> _Challenge_
Identify the lines that include the word "matplotlib", then copy all of them.

> _Code that draws figures_
______________________________

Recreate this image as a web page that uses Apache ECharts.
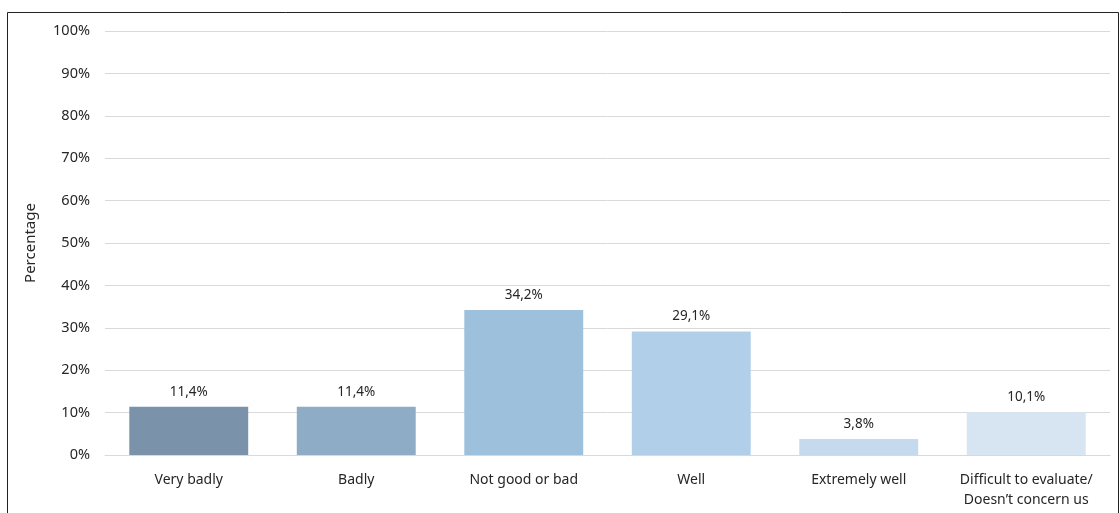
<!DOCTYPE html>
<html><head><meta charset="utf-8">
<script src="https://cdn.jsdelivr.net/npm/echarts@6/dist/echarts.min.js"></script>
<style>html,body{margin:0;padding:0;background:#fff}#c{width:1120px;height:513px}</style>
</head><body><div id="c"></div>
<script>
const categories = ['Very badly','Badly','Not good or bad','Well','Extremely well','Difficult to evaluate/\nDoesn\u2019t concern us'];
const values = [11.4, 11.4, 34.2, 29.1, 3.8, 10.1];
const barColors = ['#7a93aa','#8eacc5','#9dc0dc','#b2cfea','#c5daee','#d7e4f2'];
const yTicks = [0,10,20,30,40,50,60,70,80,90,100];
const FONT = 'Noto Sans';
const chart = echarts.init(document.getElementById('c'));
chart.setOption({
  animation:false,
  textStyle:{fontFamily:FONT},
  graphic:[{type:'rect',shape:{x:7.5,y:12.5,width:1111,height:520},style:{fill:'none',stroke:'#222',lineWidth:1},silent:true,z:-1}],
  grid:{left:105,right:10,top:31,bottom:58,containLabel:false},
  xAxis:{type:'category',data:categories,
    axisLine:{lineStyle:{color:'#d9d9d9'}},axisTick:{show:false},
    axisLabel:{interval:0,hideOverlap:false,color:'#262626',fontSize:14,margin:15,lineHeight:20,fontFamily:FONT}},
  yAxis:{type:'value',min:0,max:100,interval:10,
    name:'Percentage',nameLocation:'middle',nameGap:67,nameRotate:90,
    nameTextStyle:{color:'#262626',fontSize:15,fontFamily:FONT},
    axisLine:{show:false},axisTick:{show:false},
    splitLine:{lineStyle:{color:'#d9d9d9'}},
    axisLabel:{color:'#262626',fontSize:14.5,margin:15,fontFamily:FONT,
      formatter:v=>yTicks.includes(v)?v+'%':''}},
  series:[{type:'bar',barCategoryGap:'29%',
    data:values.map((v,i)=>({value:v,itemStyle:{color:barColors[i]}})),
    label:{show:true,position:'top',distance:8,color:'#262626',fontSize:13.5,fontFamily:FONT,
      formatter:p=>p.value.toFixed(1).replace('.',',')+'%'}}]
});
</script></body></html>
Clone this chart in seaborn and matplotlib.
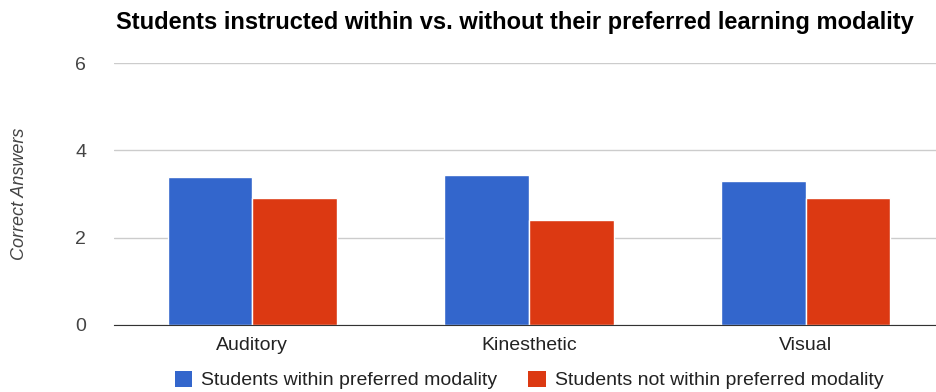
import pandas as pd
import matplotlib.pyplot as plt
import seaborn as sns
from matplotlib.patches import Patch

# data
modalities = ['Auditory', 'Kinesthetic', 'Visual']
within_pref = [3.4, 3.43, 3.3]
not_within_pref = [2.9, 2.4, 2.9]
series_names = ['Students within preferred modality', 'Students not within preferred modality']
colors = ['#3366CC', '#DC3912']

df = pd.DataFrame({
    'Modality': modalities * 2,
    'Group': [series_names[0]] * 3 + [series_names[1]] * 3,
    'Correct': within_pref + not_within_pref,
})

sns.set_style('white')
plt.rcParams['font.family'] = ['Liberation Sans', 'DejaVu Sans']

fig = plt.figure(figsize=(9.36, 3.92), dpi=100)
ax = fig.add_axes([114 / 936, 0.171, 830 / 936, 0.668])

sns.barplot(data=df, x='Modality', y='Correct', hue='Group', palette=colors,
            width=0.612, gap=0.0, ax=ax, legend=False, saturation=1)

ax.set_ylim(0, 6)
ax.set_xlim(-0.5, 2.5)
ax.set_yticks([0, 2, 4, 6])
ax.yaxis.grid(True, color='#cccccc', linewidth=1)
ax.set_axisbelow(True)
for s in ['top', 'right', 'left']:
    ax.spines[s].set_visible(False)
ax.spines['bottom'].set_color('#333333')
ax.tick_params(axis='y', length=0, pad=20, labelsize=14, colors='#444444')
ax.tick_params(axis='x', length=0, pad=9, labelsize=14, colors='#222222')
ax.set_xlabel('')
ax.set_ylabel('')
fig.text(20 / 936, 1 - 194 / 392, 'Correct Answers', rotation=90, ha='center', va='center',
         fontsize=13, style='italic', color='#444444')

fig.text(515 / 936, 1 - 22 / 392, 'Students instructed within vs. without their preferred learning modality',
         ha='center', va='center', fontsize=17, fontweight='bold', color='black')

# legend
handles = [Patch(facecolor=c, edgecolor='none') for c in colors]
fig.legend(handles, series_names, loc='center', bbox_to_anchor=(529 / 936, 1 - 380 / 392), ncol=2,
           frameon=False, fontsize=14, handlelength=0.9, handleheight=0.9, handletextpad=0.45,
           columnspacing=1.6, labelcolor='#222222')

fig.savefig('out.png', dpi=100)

______________________________

> _Result_
Clone this chart in seaborn and matplotlib.
import matplotlib.pyplot as plt
from matplotlib.patches import Patch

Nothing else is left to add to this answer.